Die WWF-Studie weist auch das längst verbotene Pestizid DDT in den Schwertfischen nach. Der Großteil der bromierten Flammschutzmittel darf schon seit 2004 in Europa nicht mehr verarbeitet werden. Insgesamt entnahmen die italienischen Wissenschaftler Proben von 17 Schwertfischen und testeten diese auf 28 synthetische Substanzen. Pestizide befanden sich in allen Proben, Flammschutzmittel lagen nur in einer Probe unterhalb der Nachweisgrenze. Die gefundenen Chemikalien verursachen vermutlich hormonelle Störungen, Verhaltensänderungen und beeinträchtigen die Fortpflanzung. Sie reichern sich im Blut an. Professor Silvano Focardi von der Universität Siena warnt: "Bisher wird im Mittelmeer vor allem das Vorkommen älterer Chemikalien beobachtet. Wir wissen fast nichts über die Konzentrationen neuerer Chemikalien wie den bromierten Flammschutzmitteln und den damit verbundenen Folgen für die Tierwelt. Es wird Zeit, dass wir Licht in das Dunkel bringen." Mit der neuen Studie sei ein Anfang gemacht.

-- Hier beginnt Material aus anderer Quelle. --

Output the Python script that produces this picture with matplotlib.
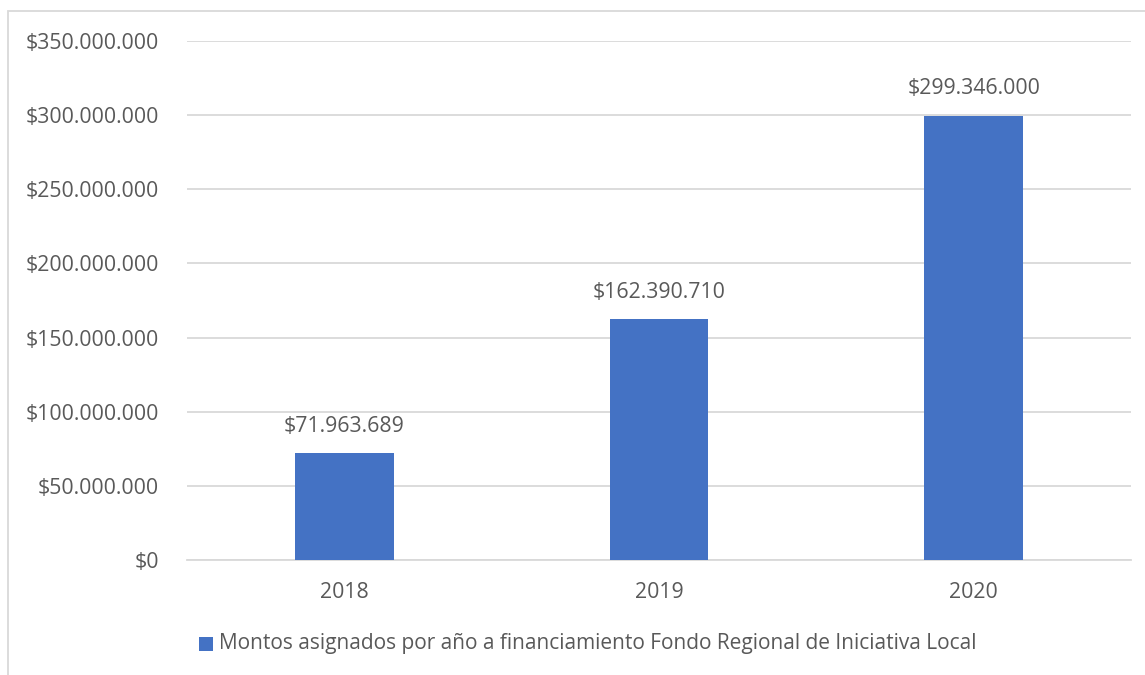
import matplotlib
matplotlib.use("Agg")
import matplotlib.pyplot as plt
from matplotlib.patches import Rectangle
from matplotlib.ticker import FuncFormatter, MultipleLocator

categories = ["2018", "2019", "2020"]
values = [71963689, 162390710, 299346000]
series_name = "Montos asignados por año a financiamiento Fondo Regional de Iniciativa Local"

plt.rcParams['font.family'] = ['Open Sans', 'DejaVu Sans']
TXT = "#595959"
GRID = "#d9d9d9"
BAR = "#4472C4"
FS = 15.3

W, H = 1145, 675
fig = plt.figure(figsize=(W/100, H/100), dpi=100)
ax = fig.add_axes([187/W, 1-560/H, (1131-187)/W, (560-41)/H])

def fmt(v):
    return "$" + f"{int(round(v)):,}".replace(",", ".")

x = range(len(categories))
bars = ax.bar(x, values, width=0.314, color=BAR, zorder=3)
for xi, v in zip(x, values):
    ax.annotate(fmt(v), (xi, v), xytext=(0, 12), textcoords="offset points",
                ha="center", va="bottom", fontsize=FS, color=TXT)

ax.set_xlim(-0.5, 2.5)
ax.set_ylim(0, 350000000)
ax.yaxis.set_major_locator(MultipleLocator(50000000))
ax.yaxis.set_major_formatter(FuncFormatter(lambda v, p: fmt(v)))
ax.set_xticks(list(x))
ax.set_xticklabels(categories)
ax.tick_params(axis="both", length=0, labelsize=FS, labelcolor=TXT)
ax.tick_params(axis="y", pad=20)
ax.tick_params(axis="x", pad=16)
ax.grid(axis="y", color=GRID, linewidth=1.3, zorder=0)
for s in ["top", "right", "left"]:
    ax.spines[s].set_visible(False)
ax.spines["bottom"].set_color(GRID)
ax.spines["bottom"].set_linewidth(1.3)

# legend
fig.patches.append(Rectangle((199/W, 1-651/H), 14/W, 14/H, transform=fig.transFigure,
                             facecolor=BAR, edgecolor="none"))
fig.text(219/W, 1-643/H, series_name, fontsize=15.0, color=TXT, ha="left", va="center")

# chart frame (clipped at right/bottom)
fig.patches.append(Rectangle((8/W, -0.1), 1.2, 1-11/H+0.1, transform=fig.transFigure,
                             facecolor="none", edgecolor=GRID, linewidth=1.3))

fig.savefig("out.png", dpi=100)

"Im Mittelmeer sammelt sich der unsichtbare chemische Müll der Wohlstandsgesellschaft", so der WWF. 59 Millionen Menschen leben rund um das Mittelmeer. Eine starke Industrie, eine intensive Landwirtschaft, die zunehmende Schifffahrt und auch Katastrophen wie die aktuelle Ölpest vor den Küsten des Libanon und Syriens führen zu einer steigenden Belastung mit Umweltgiften. Viele der jetzt in den Schwertfischen gefunden Substanzen wurden bereits in verschiedenen Delfinarten des Mittelmeeres nachgewiesen. In anderen Teilen der Welt wurden sie auch schon in Eisbären, Walen und Seevögeln entdeckt.
Die neue Studie zeigt einmal mehr, so der WWF, dass die bisherige
Chemiepolitik der Europäischen Union nicht ausreicht, um die Verbreitung
giftiger Chemikalien zu stoppen. Der WWF fordert deshalb, dass die neue
europäische Chemikalienrichtline REACH zu einem Verbot der gefährlichsten
Umweltgifte führen muss. Der bisherige Entwurf müsse entsprechend nachgebessert
werden. REACH soll noch in diesem Jahr von der EU verabschiedet werden.